Companion planting is a method of planting plants together so that they benefit each other in some ways. Some enrich the soil and others attract attract beneficial insects, repel bad guys, or trick the bad guys with scent disguise.
Some plants, such as chrysanthemums, will deter insects such as flea beetles which cause yellow leaves on tomato plants.
Keep reading to find out how to use nasturtiums to help your vegetable garden plants.
Nasturtiums make Great companion plants for veggies
Nasturtiums fit nicely into the companion plant category by attracting hover flies, which will destroy aphids on your prize roses or in your vegetable garden.
Another unknown fact about nasturtiums is that they are edible. You may not see them sold in the grocery store as food, but nasturtiums are used as a peppery addition to salads and sandwiches right along with dandelions, purslane, borage, and other greens.
They’re beautiful as a garnish and contain oodles of vitamin C.
Herb spreads can be made with a combination of mayonnaise and the herbs of your choice such as nasturtium flowers.
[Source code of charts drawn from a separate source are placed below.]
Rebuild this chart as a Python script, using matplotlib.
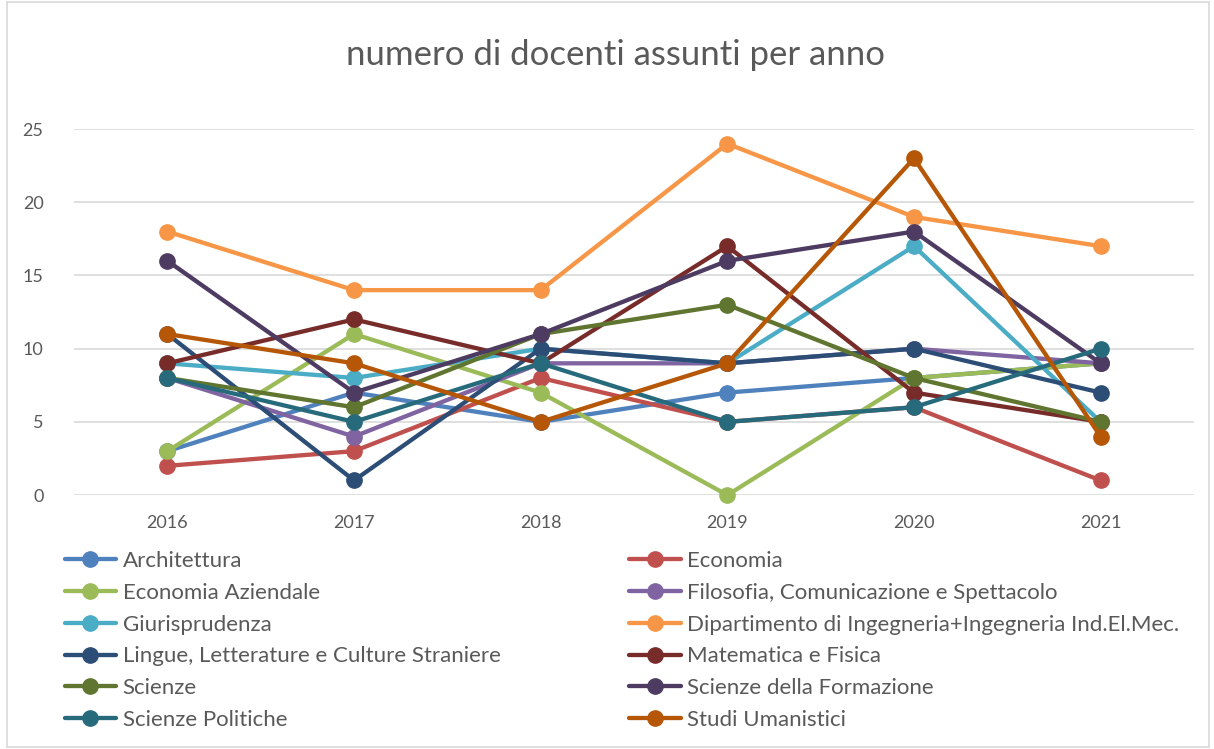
import numpy as np
import matplotlib
matplotlib.use("Agg")
import matplotlib.pyplot as plt
from matplotlib.patches import Rectangle

anni = ["2016", "2017", "2018", "2019", "2020", "2021"]

dipartimenti = [
    "Architettura",
    "Economia",
    "Economia Aziendale",
    "Filosofia, Comunicazione e Spettacolo",
    "Giurisprudenza",
    "Dipartimento di Ingegneria+Ingegneria Ind.El.Mec.",
    "Lingue, Letterature e Culture Straniere",
    "Matematica e Fisica",
    "Scienze",
    "Scienze della Formazione",
    "Scienze Politiche",
    "Studi Umanistici",
]

architettura = [3, 7, 5, 7, 8, 9]
economia = [2, 3, 8, 5, 6, 1]
economia_aziendale = [3, 11, 7, 0, 8, 9]
filosofia = [8, 4, 9, 9, 10, 9]
giurisprudenza = [9, 8, 10, 9, 17, 5]
ingegneria = [18, 14, 14, 24, 19, 17]
lingue = [11, 1, 10, 9, 10, 7]
matematica = [9, 12, 9, 17, 7, 5]
scienze = [8, 6, 11, 13, 8, 5]
formazione = [16, 7, 11, 16, 18, 9]
politiche = [8, 5, 9, 5, 6, 10]
umanistici = [11, 9, 5, 9, 23, 4]

valori = [architettura, economia, economia_aziendale, filosofia, giurisprudenza,
          ingegneria, lingue, matematica, scienze, formazione, politiche, umanistici]

colori = ["#4F81BD", "#C0504D", "#9BBB59", "#8064A2", "#4BACC6", "#F79646",
          "#2C4D75", "#772C2A", "#5F7530", "#4D3B62", "#276A7C", "#B65708"]

plt.rcParams['font.family'] = ['Lato', 'DejaVu Sans']
grigio = "#595959"

fig = plt.figure(figsize=(12.14, 7.49), dpi=100)
fig.patches.append(Rectangle((0.006, 0.003), 0.99, 0.994, transform=fig.transFigure,
                             fill=False, edgecolor="#D9D9D9", linewidth=1.2))

ax = fig.add_axes([0.061, 0.339, 0.9225, 0.4887])
x = np.arange(len(anni))
linee = []
for nome, vals, col in zip(dipartimenti, valori, colori):
    l, = ax.plot(x, vals, color=col, linewidth=3.1, marker='o', markersize=11,
                 label=nome, clip_on=False, solid_capstyle='round')
    linee.append(l)

ax.set_xlim(-0.5, len(anni) - 0.5)
ax.set_ylim(0, 25)
ax.set_yticks([0, 5, 10, 15, 20, 25])
ax.set_xticks(x)
ax.set_xticklabels(anni)
ax.tick_params(length=0, labelsize=13, colors=grigio, pad=14)
ax.tick_params(axis='y', pad=22)
ax.grid(axis='y', color="#D9D9D9", linewidth=1.2)
ax.set_axisbelow(True)
for s in ax.spines.values():
    s.set_visible(False)

fig.text(0.507, 0.927, "numero di docenti assunti per anno", ha='center', va='center',
         fontsize=25, color=grigio)

# legenda su due colonne, ordinata per righe
ordine = [0, 2, 4, 6, 8, 10, 1, 3, 5, 7, 9, 11]
leg = fig.legend([linee[i] for i in ordine], [dipartimenti[i] for i in ordine],
                 ncol=2, loc='upper left', bbox_to_anchor=(0.037, 0.291),
                 frameon=False, fontsize=16, handlelength=2.3, handletextpad=0.3,
                 labelspacing=0.53, columnspacing=5.8, labelcolor=grigio)

fig.savefig("out.png", dpi=100)
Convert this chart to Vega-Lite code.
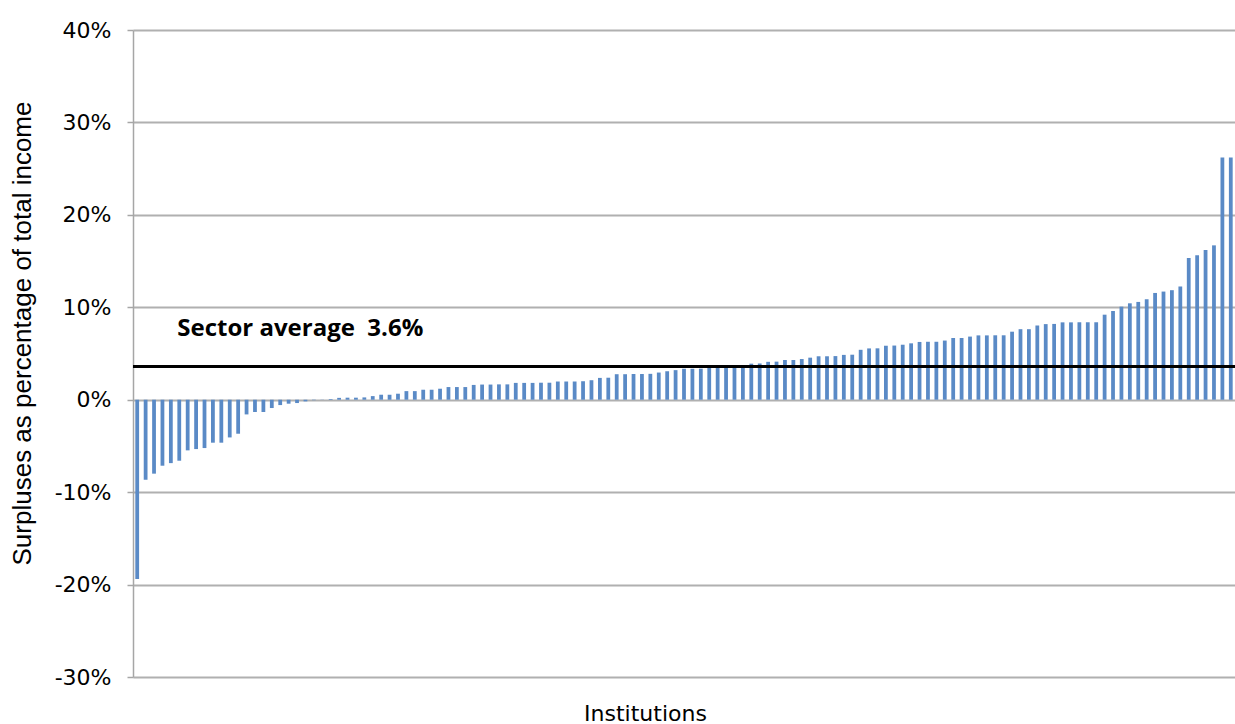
{
  "$schema": "https://vega.github.io/schema/vega-lite/v6.json",
  "width": 1102,
  "height": 647,
  "autosize": "none",
  "padding": {"left": 133, "top": 30, "right": 0, "bottom": 47},
  "background": "white",
  "config": {
    "view": {"stroke": null},
    "axis": {"labelFont": "DejaVu Sans", "titleFont": "DejaVu Sans", "labelColor": "#000", "titleColor": "#000", "titleFontWeight": "normal"}
  },
  "data": {
    "values": [
      {"id": 1, "pct": -19.4}, {"id": 2, "pct": -8.66}, {"id": 3, "pct": -8.0}, {"id": 4, "pct": -7.14},
      {"id": 5, "pct": -6.86}, {"id": 6, "pct": -6.6}, {"id": 7, "pct": -5.48}, {"id": 8, "pct": -5.34},
      {"id": 9, "pct": -5.23}, {"id": 10, "pct": -4.65}, {"id": 11, "pct": -4.65}, {"id": 12, "pct": -4.08},
      {"id": 13, "pct": -3.68}, {"id": 14, "pct": -1.59}, {"id": 15, "pct": -1.33}, {"id": 16, "pct": -1.33},
      {"id": 17, "pct": -0.9}, {"id": 18, "pct": -0.58}, {"id": 19, "pct": -0.43}, {"id": 20, "pct": -0.36},
      {"id": 21, "pct": -0.18}, {"id": 22, "pct": -0.05}, {"id": 23, "pct": 0.02}, {"id": 24, "pct": 0.08},
      {"id": 25, "pct": 0.2}, {"id": 26, "pct": 0.22}, {"id": 27, "pct": 0.22}, {"id": 28, "pct": 0.25},
      {"id": 29, "pct": 0.39}, {"id": 30, "pct": 0.54}, {"id": 31, "pct": 0.54}, {"id": 32, "pct": 0.65},
      {"id": 33, "pct": 0.93}, {"id": 34, "pct": 0.93}, {"id": 35, "pct": 1.08}, {"id": 36, "pct": 1.08},
      {"id": 37, "pct": 1.19}, {"id": 38, "pct": 1.37}, {"id": 39, "pct": 1.37}, {"id": 40, "pct": 1.37},
      {"id": 41, "pct": 1.6}, {"id": 42, "pct": 1.64}, {"id": 43, "pct": 1.64}, {"id": 44, "pct": 1.66},
      {"id": 45, "pct": 1.66}, {"id": 46, "pct": 1.82}, {"id": 47, "pct": 1.82}, {"id": 48, "pct": 1.82},
      {"id": 49, "pct": 1.84}, {"id": 50, "pct": 1.84}, {"id": 51, "pct": 1.97}, {"id": 52, "pct": 1.97},
      {"id": 53, "pct": 1.97}, {"id": 54, "pct": 2.0}, {"id": 55, "pct": 2.11}, {"id": 56, "pct": 2.36},
      {"id": 57, "pct": 2.38}, {"id": 58, "pct": 2.76}, {"id": 59, "pct": 2.76}, {"id": 60, "pct": 2.78},
      {"id": 61, "pct": 2.78}, {"id": 62, "pct": 2.8}, {"id": 63, "pct": 2.94}, {"id": 64, "pct": 3.08},
      {"id": 65, "pct": 3.2}, {"id": 66, "pct": 3.35}, {"id": 67, "pct": 3.35}, {"id": 68, "pct": 3.36},
      {"id": 69, "pct": 3.5}, {"id": 70, "pct": 3.55}, {"id": 71, "pct": 3.58}, {"id": 72, "pct": 3.6},
      {"id": 73, "pct": 3.65}, {"id": 74, "pct": 3.9}, {"id": 75, "pct": 3.92}, {"id": 76, "pct": 4.1},
      {"id": 77, "pct": 4.12}, {"id": 78, "pct": 4.3}, {"id": 79, "pct": 4.3}, {"id": 80, "pct": 4.4},
      {"id": 81, "pct": 4.55}, {"id": 82, "pct": 4.7}, {"id": 83, "pct": 4.7}, {"id": 84, "pct": 4.72},
      {"id": 85, "pct": 4.85}, {"id": 86, "pct": 4.87}, {"id": 87, "pct": 5.4}, {"id": 88, "pct": 5.55},
      {"id": 89, "pct": 5.56}, {"id": 90, "pct": 5.84}, {"id": 91, "pct": 5.86}, {"id": 92, "pct": 5.95},
      {"id": 93, "pct": 6.1}, {"id": 94, "pct": 6.25}, {"id": 95, "pct": 6.27}, {"id": 96, "pct": 6.27},
      {"id": 97, "pct": 6.4}, {"id": 98, "pct": 6.68}, {"id": 99, "pct": 6.68}, {"id": 100, "pct": 6.83},
      {"id": 101, "pct": 6.96}, {"id": 102, "pct": 6.96}, {"id": 103, "pct": 6.97}, {"id": 104, "pct": 6.97},
      {"id": 105, "pct": 7.36}, {"id": 106, "pct": 7.63}, {"id": 107, "pct": 7.63}, {"id": 108, "pct": 8.03},
      {"id": 109, "pct": 8.18}, {"id": 110, "pct": 8.2}, {"id": 111, "pct": 8.37}, {"id": 112, "pct": 8.37},
      {"id": 113, "pct": 8.38}, {"id": 114, "pct": 8.38}, {"id": 115, "pct": 8.38}, {"id": 116, "pct": 9.2},
      {"id": 117, "pct": 9.6}, {"id": 118, "pct": 10.07}, {"id": 119, "pct": 10.43}, {"id": 120, "pct": 10.58},
      {"id": 121, "pct": 10.87}, {"id": 122, "pct": 11.55}, {"id": 123, "pct": 11.7}, {"id": 124, "pct": 11.85},
      {"id": 125, "pct": 12.25}, {"id": 126, "pct": 15.33}, {"id": 127, "pct": 15.62}, {"id": 128, "pct": 16.2},
      {"id": 129, "pct": 16.7}, {"id": 130, "pct": 26.2}, {"id": 131, "pct": 26.2}
    ]
  },
  "layer": [
    {
      "mark": {"type": "bar", "color": "#5a8ac6"},
      "encoding": {
        "x": {
          "field": "id",
          "type": "ordinal",
          "title": "Institutions",
          "scale": {"paddingInner": 0.55, "paddingOuter": 0.275},
          "axis": {
            "labels": false,
            "ticks": false,
            "domain": false,
            "titleFontSize": 22,
            "titleX": 512,
            "titleY": 36,
            "titleBaseline": "middle",
            "titleAlign": "center"
          }
        },
        "y": {
          "field": "pct",
          "type": "quantitative",
          "scale": {"domain": [-30, 40], "nice": false},
          "axis": {
            "values": [-30, -20, -10, 0, 10, 20, 30, 40],
            "labelExpr": "datum.value + '%'",
            "labelFontSize": 22,
            "labelPadding": 16,
            "tickSize": 6,
            "tickColor": "#a6a6a6",
            "tickWidth": 1.5,
            "domainColor": "#a6a6a6",
            "domainWidth": 1.5,
            "gridColor": "#b0b0b0",
            "gridWidth": 2,
            "title": "Surpluses as percentage of total income",
            "titleFont": "Liberation Sans",
            "titleFontSize": 26,
            "titleAngle": -90,
            "titleX": -111,
            "titleY": 303,
            "titleAlign": "center",
            "titleBaseline": "middle"
          }
        }
      }
    },
    {
      "mark": {"type": "rule", "color": "black", "strokeWidth": 2},
      "encoding": {"y": {"datum": 3.6, "type": "quantitative"}}
    },
    {
      "data": {"values": [{"id": 6, "label": "Sector average\u00a0 3.6%", "ypos": 6.9}]},
      "mark": {"type": "text", "align": "left", "baseline": "alphabetic", "dx": -2, "font": "Open Sans", "fontWeight": "bold", "fontSize": 24, "color": "black"},
      "encoding": {
        "x": {"field": "id", "type": "ordinal", "title": "Institutions"},
        "y": {"field": "ypos", "type": "quantitative", "title": "Surpluses as percentage of total income"},
        "text": {"field": "label"}
      }
    }
  ]
}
A common spread recipe is 1-2 TBSP of mayonnaise with an equal amount of nasturtium petals, spread on toasted rye bread.
Nasturtium seeds can be used as a substitute for capers, as well. Just pick the nasturtium seeds while they’re still green and haven’t hardened. Put them in a glass bottle or jar and cover them with vinegar.
You can use them after three days of them soaking in the vinegar and they don’t need refrigeration.
My favorite use of Nasturtium flowers is to soak them in sugar water and then put them into a glass of champagne. The fizziness of the champagne releases a bit of the flavor and is just delightful.
Nasturtiums are very easy to plant which makes them ideal for kids because the seeds are easy to handle and almost always germinate. You can choose climbing, dwarf, trailing, or traditional nasturtium varieties.
They do well in nearly every zone and come in both single and double flowers. Garden nasturtiums bloom in creamy white, red, red-brown, orange, yellow, and maroon.
They prefer sandy soils, but do fine anywhere as long as it’s a well-draining area. Usually the poorer a soil is, the more flowers you’ll get. Full sun to part shade is the best exposure for nasturtiums.
Plant nasturtiums in the early spring and by June you’ll have blossoms for salads. Plant them and don’t be a snob.